▶ _Dataset extract_:
## BEGIN

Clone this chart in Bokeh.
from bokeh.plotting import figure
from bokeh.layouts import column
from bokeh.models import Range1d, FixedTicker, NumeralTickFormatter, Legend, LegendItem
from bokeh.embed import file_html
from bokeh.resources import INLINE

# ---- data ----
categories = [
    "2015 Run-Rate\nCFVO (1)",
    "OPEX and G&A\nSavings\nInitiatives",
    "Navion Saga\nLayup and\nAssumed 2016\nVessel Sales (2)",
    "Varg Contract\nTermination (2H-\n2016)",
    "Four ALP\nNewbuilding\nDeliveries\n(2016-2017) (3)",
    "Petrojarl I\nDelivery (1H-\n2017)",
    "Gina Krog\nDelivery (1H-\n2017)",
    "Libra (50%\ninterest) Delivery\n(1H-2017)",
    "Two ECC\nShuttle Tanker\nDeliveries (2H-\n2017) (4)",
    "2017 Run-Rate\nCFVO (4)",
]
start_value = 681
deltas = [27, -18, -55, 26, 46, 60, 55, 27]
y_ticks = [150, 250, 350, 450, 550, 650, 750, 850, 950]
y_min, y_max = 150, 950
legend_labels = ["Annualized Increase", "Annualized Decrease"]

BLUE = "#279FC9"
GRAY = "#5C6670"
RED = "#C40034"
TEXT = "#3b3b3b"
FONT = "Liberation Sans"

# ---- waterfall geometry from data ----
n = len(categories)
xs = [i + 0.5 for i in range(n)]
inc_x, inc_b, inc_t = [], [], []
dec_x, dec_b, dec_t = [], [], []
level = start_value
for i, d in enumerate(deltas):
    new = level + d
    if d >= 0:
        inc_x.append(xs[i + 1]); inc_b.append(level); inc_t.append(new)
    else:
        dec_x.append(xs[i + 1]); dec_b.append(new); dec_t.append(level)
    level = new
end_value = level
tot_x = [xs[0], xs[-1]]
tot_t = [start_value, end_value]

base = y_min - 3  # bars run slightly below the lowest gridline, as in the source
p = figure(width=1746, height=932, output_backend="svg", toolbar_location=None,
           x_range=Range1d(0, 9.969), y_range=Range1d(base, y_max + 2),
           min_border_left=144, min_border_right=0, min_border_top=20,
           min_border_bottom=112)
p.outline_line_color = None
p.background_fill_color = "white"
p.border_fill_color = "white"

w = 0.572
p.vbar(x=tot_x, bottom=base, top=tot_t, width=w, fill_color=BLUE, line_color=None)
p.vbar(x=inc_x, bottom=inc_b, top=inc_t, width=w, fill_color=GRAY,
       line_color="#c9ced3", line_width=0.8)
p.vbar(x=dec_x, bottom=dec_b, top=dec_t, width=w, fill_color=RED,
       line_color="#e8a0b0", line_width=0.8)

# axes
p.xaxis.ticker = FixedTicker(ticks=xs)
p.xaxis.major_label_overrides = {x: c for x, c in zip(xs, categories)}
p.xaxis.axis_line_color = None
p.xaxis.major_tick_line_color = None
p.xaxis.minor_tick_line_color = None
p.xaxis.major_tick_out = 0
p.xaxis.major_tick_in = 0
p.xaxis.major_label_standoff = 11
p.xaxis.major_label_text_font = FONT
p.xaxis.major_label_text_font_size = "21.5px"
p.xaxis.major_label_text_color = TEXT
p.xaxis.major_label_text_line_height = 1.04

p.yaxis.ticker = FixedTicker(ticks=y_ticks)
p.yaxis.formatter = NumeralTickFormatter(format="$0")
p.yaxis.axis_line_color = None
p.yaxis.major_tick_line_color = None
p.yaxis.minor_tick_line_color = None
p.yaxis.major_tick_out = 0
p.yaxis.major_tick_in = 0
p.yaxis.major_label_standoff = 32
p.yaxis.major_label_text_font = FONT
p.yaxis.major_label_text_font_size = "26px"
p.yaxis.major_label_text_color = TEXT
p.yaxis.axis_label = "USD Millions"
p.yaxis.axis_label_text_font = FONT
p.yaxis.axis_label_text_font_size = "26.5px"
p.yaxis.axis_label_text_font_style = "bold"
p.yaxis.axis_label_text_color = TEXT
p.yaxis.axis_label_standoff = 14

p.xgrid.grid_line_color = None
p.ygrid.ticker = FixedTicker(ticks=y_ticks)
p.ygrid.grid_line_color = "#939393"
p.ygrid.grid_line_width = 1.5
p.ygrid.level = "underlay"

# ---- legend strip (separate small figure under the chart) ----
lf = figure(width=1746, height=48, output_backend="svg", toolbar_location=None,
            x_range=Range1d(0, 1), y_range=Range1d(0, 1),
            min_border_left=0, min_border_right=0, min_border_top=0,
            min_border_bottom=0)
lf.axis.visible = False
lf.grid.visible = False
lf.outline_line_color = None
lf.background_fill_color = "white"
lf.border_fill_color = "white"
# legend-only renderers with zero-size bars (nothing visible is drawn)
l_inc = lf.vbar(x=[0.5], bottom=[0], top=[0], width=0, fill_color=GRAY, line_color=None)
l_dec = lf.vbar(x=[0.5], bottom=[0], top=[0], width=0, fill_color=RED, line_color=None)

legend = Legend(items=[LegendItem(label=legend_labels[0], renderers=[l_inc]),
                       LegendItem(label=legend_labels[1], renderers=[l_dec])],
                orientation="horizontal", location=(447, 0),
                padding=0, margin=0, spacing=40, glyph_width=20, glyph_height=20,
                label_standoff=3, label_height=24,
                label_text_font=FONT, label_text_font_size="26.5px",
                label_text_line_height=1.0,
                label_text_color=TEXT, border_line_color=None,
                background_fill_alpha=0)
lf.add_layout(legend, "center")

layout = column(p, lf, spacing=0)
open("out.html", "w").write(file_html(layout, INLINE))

## END

▶ _Problem_:
Your task is to return the full listing exactly as it was given.

▶ _The response_:
Clone this chart in Bokeh.
from bokeh.plotting import figure
from bokeh.layouts import column
from bokeh.models import Range1d, FixedTicker, NumeralTickFormatter, Legend, LegendItem
from bokeh.embed import file_html
from bokeh.resources import INLINE

# ---- data ----
categories = [
    "2015 Run-Rate\nCFVO (1)",
    "OPEX and G&A\nSavings\nInitiatives",
    "Navion Saga\nLayup and\nAssumed 2016\nVessel Sales (2)",
    "Varg Contract\nTermination (2H-\n2016)",
    "Four ALP\nNewbuilding\nDeliveries\n(2016-2017) (3)",
    "Petrojarl I\nDelivery (1H-\n2017)",
    "Gina Krog\nDelivery (1H-\n2017)",
    "Libra (50%\ninterest) Delivery\n(1H-2017)",
    "Two ECC\nShuttle Tanker\nDeliveries (2H-\n2017) (4)",
    "2017 Run-Rate\nCFVO (4)",
]
start_value = 681
deltas = [27, -18, -55, 26, 46, 60, 55, 27]
y_ticks = [150, 250, 350, 450, 550, 650, 750, 850, 950]
y_min, y_max = 150, 950
legend_labels = ["Annualized Increase", "Annualized Decrease"]

BLUE = "#279FC9"
GRAY = "#5C6670"
RED = "#C40034"
TEXT = "#3b3b3b"
FONT = "Liberation Sans"

# ---- waterfall geometry from data ----
n = len(categories)
xs = [i + 0.5 for i in range(n)]
inc_x, inc_b, inc_t = [], [], []
dec_x, dec_b, dec_t = [], [], []
level = start_value
for i, d in enumerate(deltas):
    new = level + d
    if d >= 0:
        inc_x.append(xs[i + 1]); inc_b.append(level); inc_t.append(new)
    else:
        dec_x.append(xs[i + 1]); dec_b.append(new); dec_t.append(level)
    level = new
end_value = level
tot_x = [xs[0], xs[-1]]
tot_t = [start_value, end_value]

base = y_min - 3  # bars run slightly below the lowest gridline, as in the source
p = figure(width=1746, height=932, output_backend="svg", toolbar_location=None,
           x_range=Range1d(0, 9.969), y_range=Range1d(base, y_max + 2),
           min_border_left=144, min_border_right=0, min_border_top=20,
           min_border_bottom=112)
p.outline_line_color = None
p.background_fill_color = "white"
p.border_fill_color = "white"

w = 0.572
p.vbar(x=tot_x, bottom=base, top=tot_t, width=w, fill_color=BLUE, line_color=None)
p.vbar(x=inc_x, bottom=inc_b, top=inc_t, width=w, fill_color=GRAY,
       line_color="#c9ced3", line_width=0.8)
p.vbar(x=dec_x, bottom=dec_b, top=dec_t, width=w, fill_color=RED,
       line_color="#e8a0b0", line_width=0.8)

# axes
p.xaxis.ticker = FixedTicker(ticks=xs)
p.xaxis.major_label_overrides = {x: c for x, c in zip(xs, categories)}
p.xaxis.axis_line_color = None
p.xaxis.major_tick_line_color = None
p.xaxis.minor_tick_line_color = None
p.xaxis.major_tick_out = 0
p.xaxis.major_tick_in = 0
p.xaxis.major_label_standoff = 11
p.xaxis.major_label_text_font = FONT
p.xaxis.major_label_text_font_size = "21.5px"
p.xaxis.major_label_text_color = TEXT
p.xaxis.major_label_text_line_height = 1.04

p.yaxis.ticker = FixedTicker(ticks=y_ticks)
p.yaxis.formatter = NumeralTickFormatter(format="$0")
p.yaxis.axis_line_color = None
p.yaxis.major_tick_line_color = None
p.yaxis.minor_tick_line_color = None
p.yaxis.major_tick_out = 0
p.yaxis.major_tick_in = 0
p.yaxis.major_label_standoff = 32
p.yaxis.major_label_text_font = FONT
p.yaxis.major_label_text_font_size = "26px"
p.yaxis.major_label_text_color = TEXT
p.yaxis.axis_label = "USD Millions"
p.yaxis.axis_label_text_font = FONT
p.yaxis.axis_label_text_font_size = "26.5px"
p.yaxis.axis_label_text_font_style = "bold"
p.yaxis.axis_label_text_color = TEXT
p.yaxis.axis_label_standoff = 14

p.xgrid.grid_line_color = None
p.ygrid.ticker = FixedTicker(ticks=y_ticks)
p.ygrid.grid_line_color = "#939393"
p.ygrid.grid_line_width = 1.5
p.ygrid.level = "underlay"

# ---- legend strip (separate small figure under the chart) ----
lf = figure(width=1746, height=48, output_backend="svg", toolbar_location=None,
            x_range=Range1d(0, 1), y_range=Range1d(0, 1),
            min_border_left=0, min_border_right=0, min_border_top=0,
            min_border_bottom=0)
lf.axis.visible = False
lf.grid.visible = False
lf.outline_line_color = None
lf.background_fill_color = "white"
lf.border_fill_color = "white"
# legend-only renderers with zero-size bars (nothing visible is drawn)
l_inc = lf.vbar(x=[0.5], bottom=[0], top=[0], width=0, fill_color=GRAY, line_color=None)
l_dec = lf.vbar(x=[0.5], bottom=[0], top=[0], width=0, fill_color=RED, line_color=None)

legend = Legend(items=[LegendItem(label=legend_labels[0], renderers=[l_inc]),
                       LegendItem(label=legend_labels[1], renderers=[l_dec])],
                orientation="horizontal", location=(447, 0),
                padding=0, margin=0, spacing=40, glyph_width=20, glyph_height=20,
                label_standoff=3, label_height=24,
                label_text_font=FONT, label_text_font_size="26.5px",
                label_text_line_height=1.0,
                label_text_color=TEXT, border_line_color=None,
                background_fill_alpha=0)
lf.add_layout(legend, "center")

layout = column(p, lf, spacing=0)
open("out.html", "w").write(file_html(layout, INLINE))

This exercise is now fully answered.